"""

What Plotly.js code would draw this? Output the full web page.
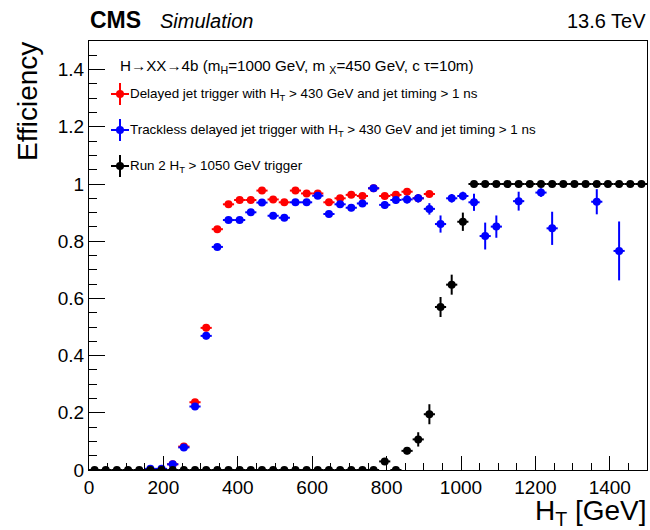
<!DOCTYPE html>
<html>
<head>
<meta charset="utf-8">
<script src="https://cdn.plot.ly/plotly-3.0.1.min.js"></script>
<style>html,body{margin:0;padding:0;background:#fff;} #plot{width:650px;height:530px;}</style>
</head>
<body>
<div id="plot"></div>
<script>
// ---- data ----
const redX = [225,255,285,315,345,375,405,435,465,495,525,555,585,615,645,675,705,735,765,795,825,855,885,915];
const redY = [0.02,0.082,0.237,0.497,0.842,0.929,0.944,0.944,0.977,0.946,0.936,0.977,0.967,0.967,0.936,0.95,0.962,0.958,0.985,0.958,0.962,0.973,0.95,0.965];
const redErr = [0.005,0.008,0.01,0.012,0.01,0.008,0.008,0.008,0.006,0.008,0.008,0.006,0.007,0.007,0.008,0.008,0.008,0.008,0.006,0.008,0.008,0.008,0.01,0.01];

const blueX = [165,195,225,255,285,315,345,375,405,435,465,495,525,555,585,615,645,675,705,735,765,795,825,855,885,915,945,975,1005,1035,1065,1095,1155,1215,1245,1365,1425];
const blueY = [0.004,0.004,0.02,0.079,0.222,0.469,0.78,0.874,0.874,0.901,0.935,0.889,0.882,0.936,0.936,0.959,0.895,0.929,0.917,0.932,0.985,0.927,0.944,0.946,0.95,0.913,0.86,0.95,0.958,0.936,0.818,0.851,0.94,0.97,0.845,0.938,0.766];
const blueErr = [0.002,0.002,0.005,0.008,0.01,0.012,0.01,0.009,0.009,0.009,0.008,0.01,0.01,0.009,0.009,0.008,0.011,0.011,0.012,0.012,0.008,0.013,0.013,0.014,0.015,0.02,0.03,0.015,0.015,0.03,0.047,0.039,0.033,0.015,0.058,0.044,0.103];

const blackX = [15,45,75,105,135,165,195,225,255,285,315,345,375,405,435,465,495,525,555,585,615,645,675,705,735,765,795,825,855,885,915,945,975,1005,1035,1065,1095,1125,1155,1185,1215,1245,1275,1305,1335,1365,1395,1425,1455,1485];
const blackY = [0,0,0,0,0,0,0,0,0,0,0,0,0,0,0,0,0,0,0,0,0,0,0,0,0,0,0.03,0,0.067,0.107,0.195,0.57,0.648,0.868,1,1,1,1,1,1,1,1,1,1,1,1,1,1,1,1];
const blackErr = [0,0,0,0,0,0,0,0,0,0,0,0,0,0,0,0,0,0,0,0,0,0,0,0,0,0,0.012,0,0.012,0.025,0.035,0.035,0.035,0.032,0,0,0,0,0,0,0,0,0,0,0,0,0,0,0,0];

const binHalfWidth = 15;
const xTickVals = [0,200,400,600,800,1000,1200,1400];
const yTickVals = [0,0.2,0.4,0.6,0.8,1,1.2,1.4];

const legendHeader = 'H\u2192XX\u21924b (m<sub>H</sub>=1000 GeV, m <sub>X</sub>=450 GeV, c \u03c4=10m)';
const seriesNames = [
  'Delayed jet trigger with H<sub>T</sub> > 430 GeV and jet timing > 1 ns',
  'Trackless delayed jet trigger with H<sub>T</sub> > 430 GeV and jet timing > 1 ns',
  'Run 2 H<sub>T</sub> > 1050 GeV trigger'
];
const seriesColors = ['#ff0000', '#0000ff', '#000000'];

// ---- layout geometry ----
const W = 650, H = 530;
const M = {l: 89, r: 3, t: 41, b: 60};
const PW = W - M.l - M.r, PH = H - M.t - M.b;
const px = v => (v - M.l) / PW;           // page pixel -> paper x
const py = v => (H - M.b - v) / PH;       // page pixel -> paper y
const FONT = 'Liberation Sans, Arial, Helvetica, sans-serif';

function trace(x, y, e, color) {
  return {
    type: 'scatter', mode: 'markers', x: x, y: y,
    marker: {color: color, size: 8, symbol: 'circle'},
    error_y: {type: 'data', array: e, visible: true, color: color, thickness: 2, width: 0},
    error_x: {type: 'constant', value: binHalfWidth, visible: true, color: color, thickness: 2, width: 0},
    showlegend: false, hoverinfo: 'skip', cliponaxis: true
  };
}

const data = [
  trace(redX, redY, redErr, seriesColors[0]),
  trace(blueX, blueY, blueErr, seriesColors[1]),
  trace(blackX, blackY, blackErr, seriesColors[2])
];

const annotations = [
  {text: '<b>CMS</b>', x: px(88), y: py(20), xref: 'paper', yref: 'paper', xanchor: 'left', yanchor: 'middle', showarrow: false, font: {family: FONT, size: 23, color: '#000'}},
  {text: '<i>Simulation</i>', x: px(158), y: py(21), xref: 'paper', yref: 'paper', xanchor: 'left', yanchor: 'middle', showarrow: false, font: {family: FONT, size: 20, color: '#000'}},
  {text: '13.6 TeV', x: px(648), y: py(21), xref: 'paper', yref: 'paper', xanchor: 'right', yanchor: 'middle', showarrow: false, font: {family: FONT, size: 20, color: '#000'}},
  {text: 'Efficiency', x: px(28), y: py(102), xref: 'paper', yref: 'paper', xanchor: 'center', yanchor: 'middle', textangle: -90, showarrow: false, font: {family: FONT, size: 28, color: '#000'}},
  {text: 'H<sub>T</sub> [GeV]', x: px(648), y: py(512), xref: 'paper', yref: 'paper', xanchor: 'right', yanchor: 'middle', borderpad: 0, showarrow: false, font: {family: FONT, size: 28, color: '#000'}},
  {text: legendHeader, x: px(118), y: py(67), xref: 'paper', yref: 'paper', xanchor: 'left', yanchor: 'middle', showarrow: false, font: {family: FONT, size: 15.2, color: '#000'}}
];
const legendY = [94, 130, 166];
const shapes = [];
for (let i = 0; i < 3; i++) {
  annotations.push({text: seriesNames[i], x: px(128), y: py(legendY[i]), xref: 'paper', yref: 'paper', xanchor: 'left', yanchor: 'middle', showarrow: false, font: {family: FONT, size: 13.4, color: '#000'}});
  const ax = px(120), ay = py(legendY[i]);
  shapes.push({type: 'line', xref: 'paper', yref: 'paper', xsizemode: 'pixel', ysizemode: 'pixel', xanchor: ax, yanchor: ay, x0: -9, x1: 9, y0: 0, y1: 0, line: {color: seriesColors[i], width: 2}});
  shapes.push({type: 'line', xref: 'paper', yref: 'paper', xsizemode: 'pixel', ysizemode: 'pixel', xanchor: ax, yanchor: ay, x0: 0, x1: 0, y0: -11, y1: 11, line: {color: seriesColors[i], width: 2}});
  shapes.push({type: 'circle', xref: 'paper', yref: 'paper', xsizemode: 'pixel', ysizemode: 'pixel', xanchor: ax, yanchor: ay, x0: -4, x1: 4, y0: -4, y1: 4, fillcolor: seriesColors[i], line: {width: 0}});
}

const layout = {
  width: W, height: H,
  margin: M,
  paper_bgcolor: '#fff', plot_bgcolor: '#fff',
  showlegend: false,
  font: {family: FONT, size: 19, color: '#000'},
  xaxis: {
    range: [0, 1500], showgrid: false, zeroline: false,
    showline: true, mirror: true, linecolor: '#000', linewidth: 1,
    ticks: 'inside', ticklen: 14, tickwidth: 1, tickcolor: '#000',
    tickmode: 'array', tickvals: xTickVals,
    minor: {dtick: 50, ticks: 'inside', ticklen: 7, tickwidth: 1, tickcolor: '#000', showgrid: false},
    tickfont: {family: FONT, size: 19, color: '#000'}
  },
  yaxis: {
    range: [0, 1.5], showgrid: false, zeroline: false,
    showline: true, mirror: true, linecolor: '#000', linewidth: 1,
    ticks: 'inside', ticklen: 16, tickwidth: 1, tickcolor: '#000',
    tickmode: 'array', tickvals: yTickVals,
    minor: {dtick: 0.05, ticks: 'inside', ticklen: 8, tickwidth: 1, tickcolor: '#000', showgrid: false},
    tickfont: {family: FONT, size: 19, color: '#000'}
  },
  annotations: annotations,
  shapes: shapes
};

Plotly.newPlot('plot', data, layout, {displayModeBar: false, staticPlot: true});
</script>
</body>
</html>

"""

What the task asks
Go from the first line of the listing to the line holding "const yTickVals = [0,0.2,0.4,0.6,0.8,1,1.2,1.4];" and, please, transcribe those lines exactly, both included, with no pictures.

Correct response
What Plotly.js code would draw this? Output the full web page.
<!DOCTYPE html>
<html>
<head>
<meta charset="utf-8">
<script src="https://cdn.plot.ly/plotly-3.0.1.min.js"></script>
<style>html,body{margin:0;padding:0;background:#fff;} #plot{width:650px;height:530px;}</style>
</head>
<body>
<div id="plot"></div>
<script>
// ---- data ----
const redX = [225,255,285,315,345,375,405,435,465,495,525,555,585,615,645,675,705,735,765,795,825,855,885,915];
const redY = [0.02,0.082,0.237,0.497,0.842,0.929,0.944,0.944,0.977,0.946,0.936,0.977,0.967,0.967,0.936,0.95,0.962,0.958,0.985,0.958,0.962,0.973,0.95,0.965];
const redErr = [0.005,0.008,0.01,0.012,0.01,0.008,0.008,0.008,0.006,0.008,0.008,0.006,0.007,0.007,0.008,0.008,0.008,0.008,0.006,0.008,0.008,0.008,0.01,0.01];

const blueX = [165,195,225,255,285,315,345,375,405,435,465,495,525,555,585,615,645,675,705,735,765,795,825,855,885,915,945,975,1005,1035,1065,1095,1155,1215,1245,1365,1425];
const blueY = [0.004,0.004,0.02,0.079,0.222,0.469,0.78,0.874,0.874,0.901,0.935,0.889,0.882,0.936,0.936,0.959,0.895,0.929,0.917,0.932,0.985,0.927,0.944,0.946,0.95,0.913,0.86,0.95,0.958,0.936,0.818,0.851,0.94,0.97,0.845,0.938,0.766];
const blueErr = [0.002,0.002,0.005,0.008,0.01,0.012,0.01,0.009,0.009,0.009,0.008,0.01,0.01,0.009,0.009,0.008,0.011,0.011,0.012,0.012,0.008,0.013,0.013,0.014,0.015,0.02,0.03,0.015,0.015,0.03,0.047,0.039,0.033,0.015,0.058,0.044,0.103];

const blackX = [15,45,75,105,135,165,195,225,255,285,315,345,375,405,435,465,495,525,555,585,615,645,675,705,735,765,795,825,855,885,915,945,975,1005,1035,1065,1095,1125,1155,1185,1215,1245,1275,1305,1335,1365,1395,1425,1455,1485];
const blackY = [0,0,0,0,0,0,0,0,0,0,0,0,0,0,0,0,0,0,0,0,0,0,0,0,0,0,0.03,0,0.067,0.107,0.195,0.57,0.648,0.868,1,1,1,1,1,1,1,1,1,1,1,1,1,1,1,1];
const blackErr = [0,0,0,0,0,0,0,0,0,0,0,0,0,0,0,0,0,0,0,0,0,0,0,0,0,0,0.012,0,0.012,0.025,0.035,0.035,0.035,0.032,0,0,0,0,0,0,0,0,0,0,0,0,0,0,0,0];

const binHalfWidth = 15;
const xTickVals = [0,200,400,600,800,1000,1200,1400];
const yTickVals = [0,0.2,0.4,0.6,0.8,1,1.2,1.4];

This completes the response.